Harmon, based in Ohio according to the document, is the operator of two Bitcoin mixer services, Helix and Coin Ninja. Mixers are services and software that, as the name suggests, mix unspent transaction outputs in order to obfuscate their origin and thereby provide enhanced privacy to senders and receivers.
FinCEN is asking for Harmon to pay a $60 million civil money penalty as his mixers are in "violation of the Bank Secrecy Act (BSA) and its implementing regulations." The Bank Secrecy Act is a requirement of U.S.-based financial institutions to report transactions and provide certain information to prevent money laundering.
FinCEN alleges that Harmon ran Helix and Coin Ninja as unregistered money services businesses. He is thus being prosecuted in the U.S. District Court for the District of Columbia on "charges of conspiracy to launder monetary instruments and the operation of an unlicensed money transmitting."
The regulator stated in 2013 and in 2019 statements that any U.S. exchangers of virtual currency are money transmitters are supposed to abide by the BSA. Mixers fit into that category.

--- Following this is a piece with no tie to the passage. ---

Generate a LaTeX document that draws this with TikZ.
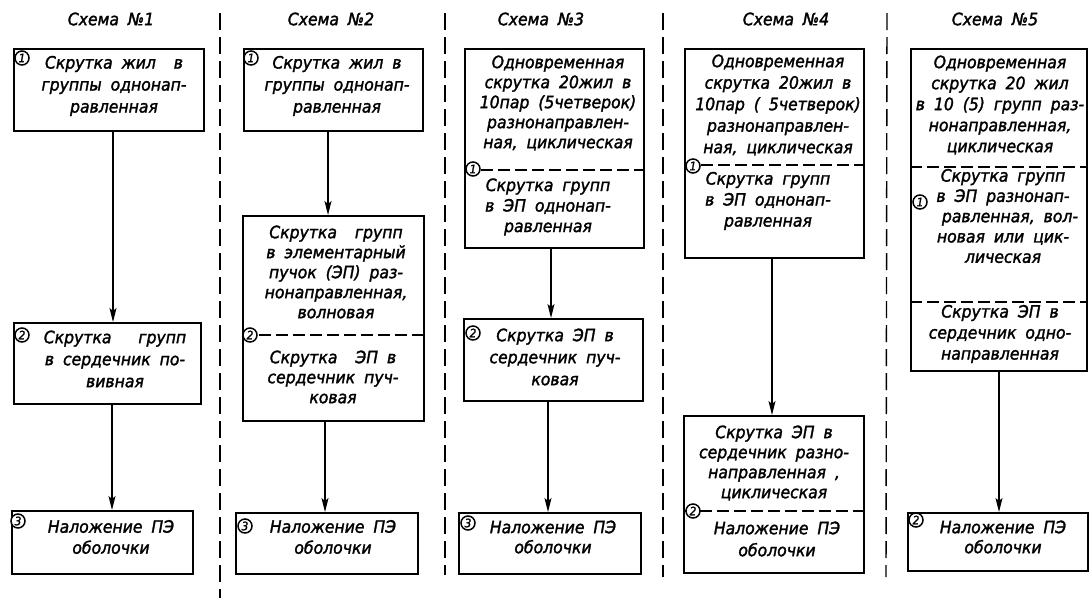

Over the six years that Harmon was operating the mixers, at least 1,225,000 transactions were conducted that amounted to $311 million worth of bitcoin transferred, FinCEN writes. The regulator suggests that users of the mixers included "narcotics traffickers, counterfeiters, and fraudsters, as well as other criminals."
FinCEN worked with the U.S. Department of Justice, the Federal Bureau of Investigation, and the Internal Revenue Service Criminal Investigation division on this operation. The Coin Ninja domain has likely be seized by the government.
Bitcoin Mixers Targeted by Regulators
This is the latest in a string of moves against Bitcoin mixers and related technologies such as privacy-enhanced cryptocurrencies.
The BTC Times reported earlier this month that the European Union's Europol, a supernational law enforcement agency, released a report on Internet crime that highlighted mixers as a technology to watch.
Europol specifically highlighted "privacy-enhanced wallet services using coinjoin concepts (for example Wasabi and Samurai wallets [sic])," along with centralized mixer services. Harmon's Helix and Coin Ninja platforms would fall into the latter category.
A key difference between Coin Ninja and CoinJoin, however, is that the former is a centralized service while the latter is a decentralized technology that users can build around.
The U.S. is also taking issue with other privacy-enhancing solutions on top of Bitcoin.
The United States Internal Revenue Service is paying developers hundreds of thousands of dollars to develop systems to deanonymize the Lightning Network, along with "cryptocurrency obfuscation technologies." Those that successfully provide software to do so will be granted $675,000.
The Department of Justice also released its own cryptocurrency enforcement framework that highlighted mixers as a threat in a similar manner to Europol.
Jake Chervinsky, a cryptocurrency-focused lawyer, believes that these efforts are part of a concerted effort by regulators to wage a war on bitcoin self-custody and privacy.
I fear we're heading for a world where withdrawing crypto from exchanges to self-custody is restricted as a means of attacking privacy. We'd have two separate crypto markets: one of 'clean' custodial coins & another of 'dirty' self-sovereign ones, with no bridge between.